I l ne manquait que l’invasion de sauterelles ravageant la capitale. Après l’adoption de la loi Alur, les lobbies annonçaient le pire : « Il faut en finir avec les tentations de gestion administrée de l’économie du logement. (…) La mise en œuvre prochaine de l’encadrement des loyers à Paris laisse craindre une insécurité juridique majeure et l’arrivée d’une vague de contentieux sans précédent. » Dans ce communiqué du groupe immobilier Foncia, daté du 31 mars 2015, son président, François Davy, ne lésine pas sur les mots. Mais la suite de l’histoire ne s’est pas vraiment déroulée comme il le prédisait. Pendant deux ans, les loyers ont été encadrés à Paris, sans la kyrielle de recours en justice annoncés. Les loyers ont stagné et les fortes hausses ont été contenues, surtout pour les petites surfaces (une à deux pièces). Comme nous l’expliquions dans l’épisode précédent, les lobbies des propriétaires se sont pourtant fortement opposés à cette mesure, persuadés qu’elle représentait un danger pour eux – et se sont donc réjouis des deux annulations récemment prononcées par la justice administrative à Lille et à Paris. Ils ne furent pas les seuls à lutter contre l’encadrement des loyers. Les agents immobiliers ont, eux aussi, participé à cette vaste entreprise de lobbying. Jusqu’à trouver un écho au plus haut sommet de l’État.

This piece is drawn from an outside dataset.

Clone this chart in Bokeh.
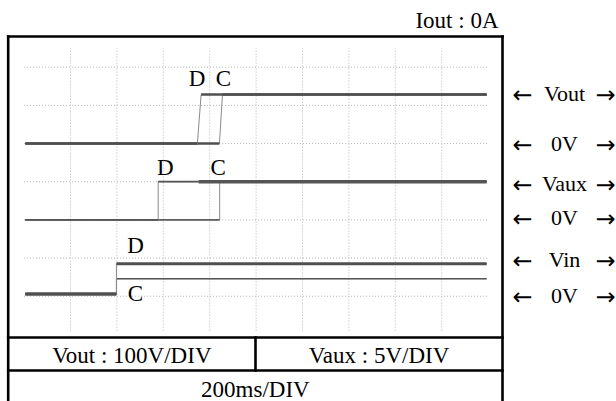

La scène se déroule en conseil des ministres, le 26 juin 2013. Elle est racontée par Cécile Duflot, dans son livre qui retrace ses deux années au gouvernement, entre 2012 et 2014. Ce jour-là, celle qui est alors ministre du Logement, présente la loi Alur (pour l’accès au logement et un urbanisme rénové) devant les membres du gouvernement et le président de la République, François Hollande. À l’issue de sa prise de parole, le chef de l’État lui inflige une douche froide : « Les agences immobilières sont mécontentes : y a-t-il vraiment eu une concertation ? L’encadrement des loyers, est-ce vraiment une bonne chose ? », s’interroge-t-il, selon les propos rapportés par Cécile Duflot, qui s’attendait au soutien du locataire de l’Élysée. En interpellant ainsi la ministre, François Hollande se contredit lui-même : il met en doute la nécessité de son propre engagement de campagne, le numéro 22. Et se transforme en porte-voix des lobbies qui luttent sans relâche contre l’encadrement des loyers depuis l’annonce du projet de loi.

« Le secteur immobilier, c’est deux millions d’emplois. Les pouvoirs publics y sont forcément sensibles », rappelle Henry Buzy-Cazaux, président de l’Institut du management des services immobiliers et ancien dirigeant de Foncia entre 1999 et 2006.